Let's start with the fact that the Eagles reportedly told head coaching candidates they intended to keep Wentz. Now, because of Wentz's contract, which would've made it difficult to receive an abundance of favorable trade offers in the first place, it's arguable the team had no choice but to prepare a new coach for Wentz's return. But Sirianni isn't just any coach. He's deeply steeped in the teachings of Colts coach Frank Reich, who just happened to be Wentz's offensive coordinator during the most promising stretch of the quarterback's career (2016-2017) and by himself reportedly made Indy a preferred destination for Wentz in the event of a trade.

"I believe Sirianni's background with Frank Reich," writes Yahoo's Charles Robinson, "helped the team get the answers it was looking for regarding his pairing with Carson Wentz."
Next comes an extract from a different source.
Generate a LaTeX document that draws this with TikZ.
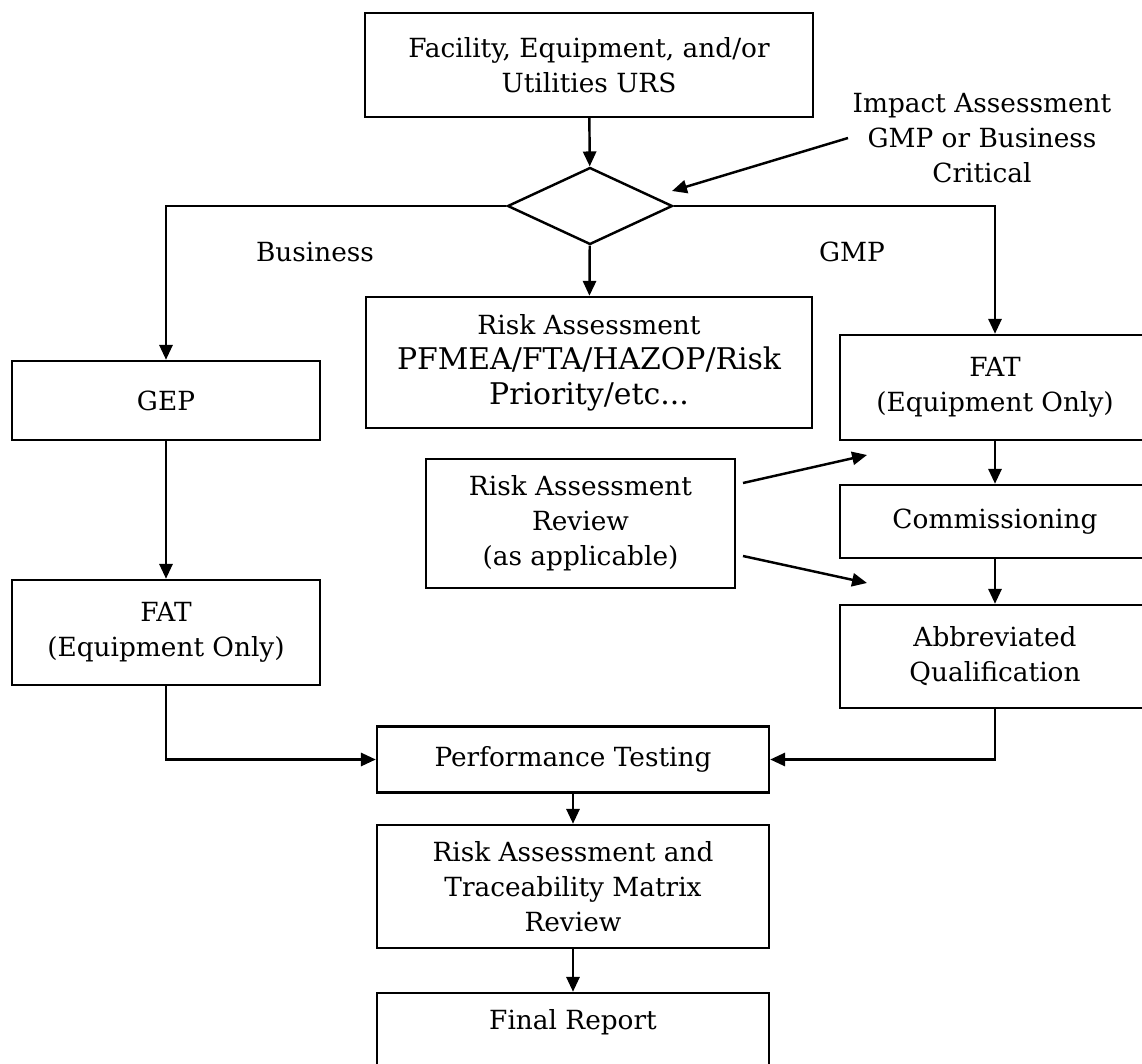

Was Wentz the only factor in Sirianni's addition? To suggest as much would be a disservice to the 39-year-old coach's resume. With Pederson out, the Colts assistant checked almost all the boxes as a potential successor: He's a young, ascending offensive mind; was Reich's hand-picked coordinator a year after Reich himself left the Super Bowl-winning Eagles; oversaw career years from his starters as the Chargers' wide receivers coach (2014-2017); survived two different teams' head coaching changes, in Kansas City and San Diego; and hails from a strong football family.

There's no denying, however, that his background and best qualities look an awful lot like the kind of background and best qualities you'd want if a chief priority was re-embracing and fine-tuning Carson Wentz.

"We've spent so much time talking about, is Carson Wentz gonna go anywhere? Is he gonna go to Indianapolis?" NFL Network's Ian Rapoport said Thursday, referencing the Colts' QB vacancy. "Instead, what it (seems) the Philadelphia Eagles did is bring Indianapolis to him. They don't get Frank Reich, someone who obviously had a close relationship and worked very well with Carson Wentz. But they get Frank Reich's top lieutenant, top developer of quarterbacks."

What will Sirianni bring to the table, in this scenario? For one, an experience working with all kinds of QBs; in Indy alone, he served as coordinator with Andrew Luck, Jacoby Brissett and Philip Rivers under center. Prior to that, he worked with Rivers on the Chargers and Matt Cassel on the Chiefs. One takeaway from that crop: Sirianni's QBs have often posted career-best sack rates under his watch, signaling quick decisions -- and something Wentz notably struggled with throughout 2020.

All in all, it's not a bad bet from the Eagles, even though the front office's dysfunction helped lead to an offseason where a QB's hefty contract helped sway a coaching hire in the first place. Best-case scenario, Wentz returns to form as the good, occasionally great signal-caller he was for the first four seasons of his career. Worst-case, Wentz proves either stubborn or genuinely broken, Sirianni pulls the plug on the experiment -- Wentz was never naturally "his" guy at QB, after all -- and the Eagles swallow a much easier pill by cutting ties with No. 11 in 2022, only to officially go all in on a rebuild.